Почему-то Руис-Санчес вдруг почувствовал себя немного пристыженным. Это был тот же – только многократно усиленный – стыд, что ощущал он дома на Земле, глядя на часы с кукушкой, старый добрый «Шварцвальд». Все остальные, электрические часы на его гасиенде в пригороде Лимы могли бы, конечно, работать тихо, точно и занимать куда меньше места – да вот беда: при выпуске их принимались в расчет соображения не только технические, но и коммерческие. В результате большинство то пронзительно, астматически похрипывали, то принимались, когда вздумается, негромко, безнадежно постанывать. Очертаний все были исключительно модерновых, громоздки и страшны как смерть. Точность хода у всех поголовно, мягко говоря, оставляла желать лучшего; а те, которые выпускались с нерегулируемым электромоторчиком и простейшей «коробкой передач», по определению невозможно было подстроить – так они, бедные, и жили, на веки вечные обреченные отставать либо спешить.
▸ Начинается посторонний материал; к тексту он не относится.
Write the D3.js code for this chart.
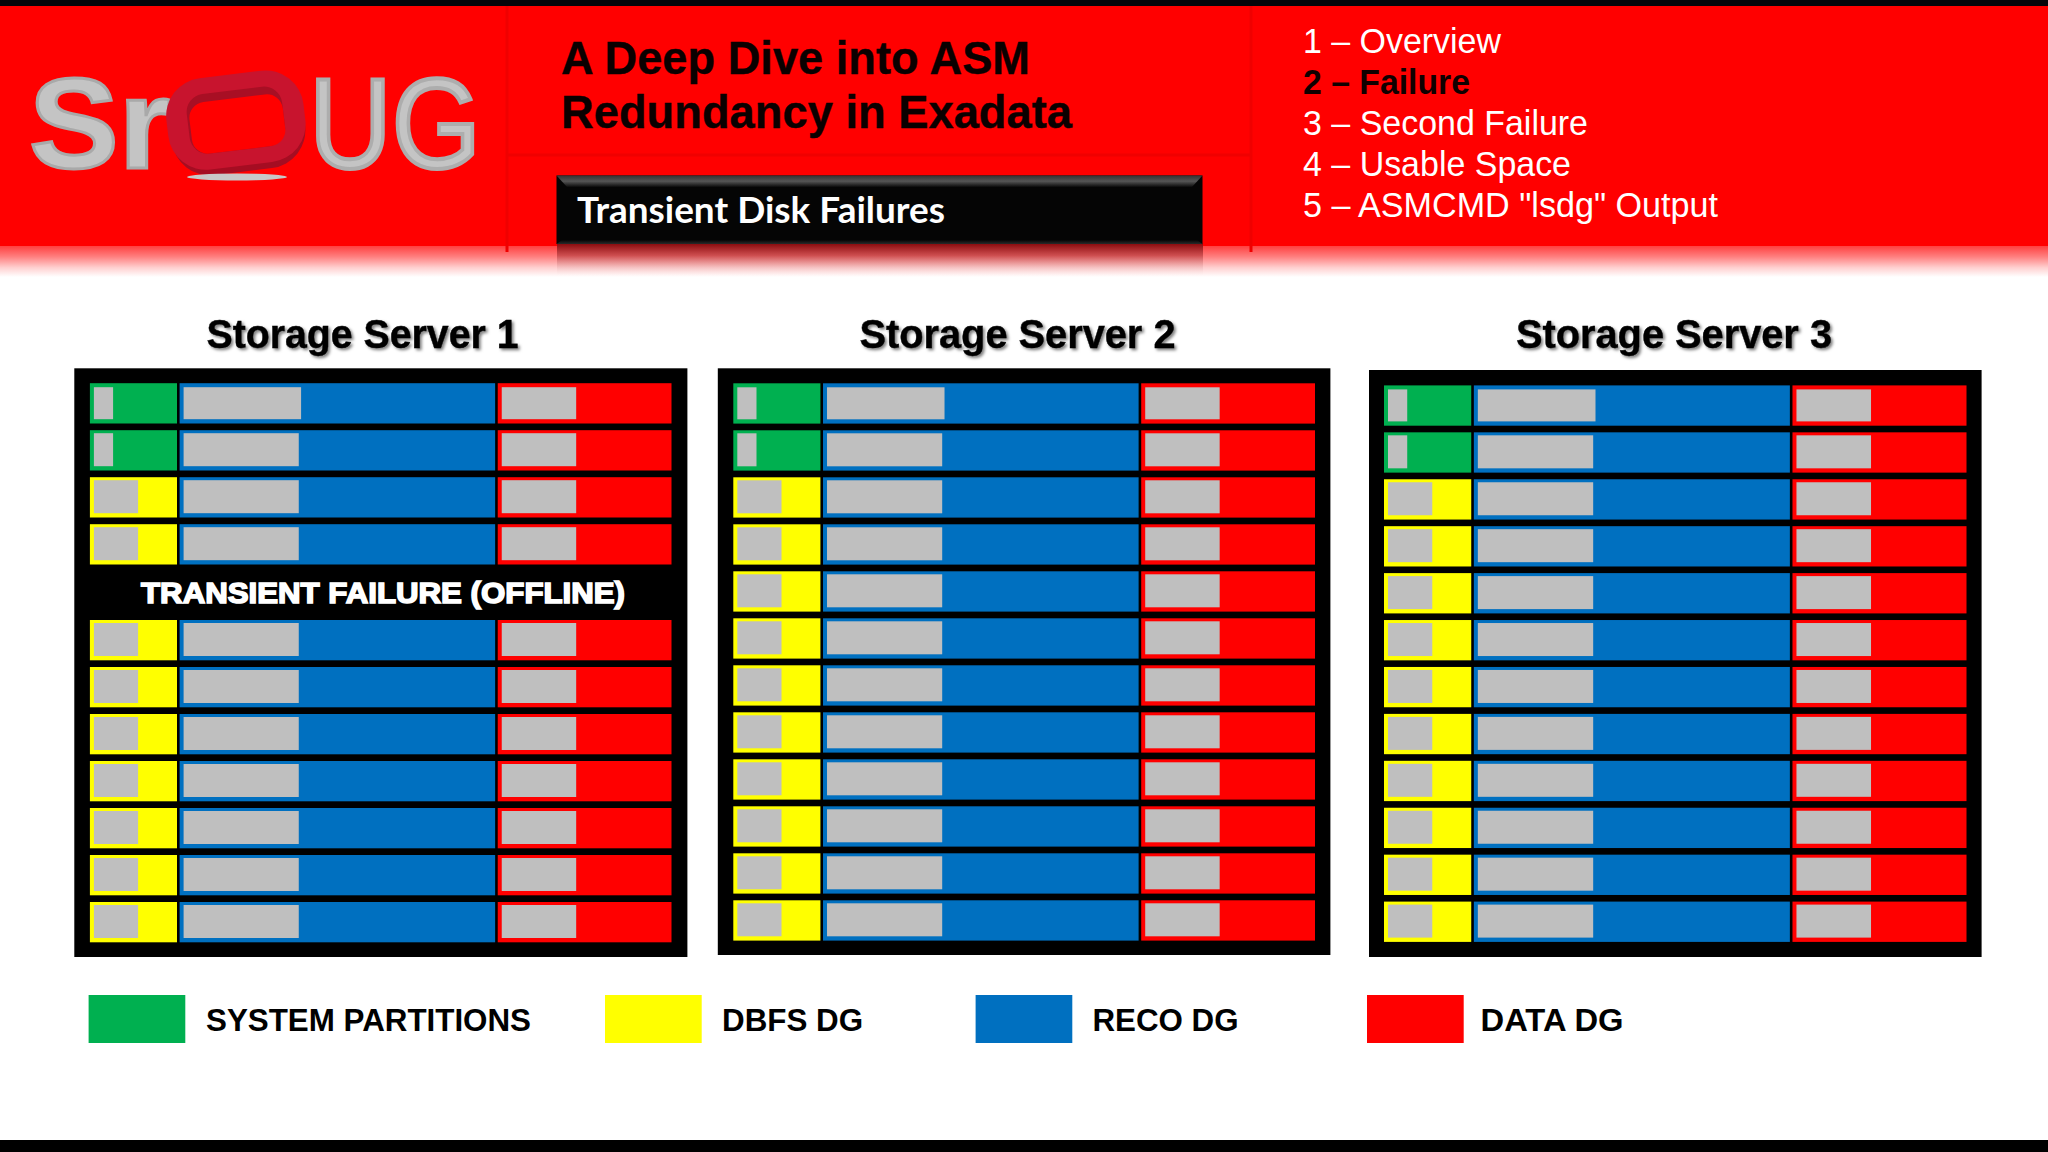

А тем временем деревянные часы с кукушкой тикали себе и тикали. Каждые четверть часа распахивалась одна из деревянных створок, и выдвигался, звучно токуя, перепел; каждый час появлялся сперва перепел, а потом кукушка, и тихо звякал колокольчик – вместо традиционного «ку-ку». А полночь и полдень – это было не просто время суток; в полночь и в полдень разыгрывались целые представления. Отставали часы эти ну максимум на минуту в месяц; а что касается завода, то достаточно было раз в день, перед сном, потянуть за три гирьки.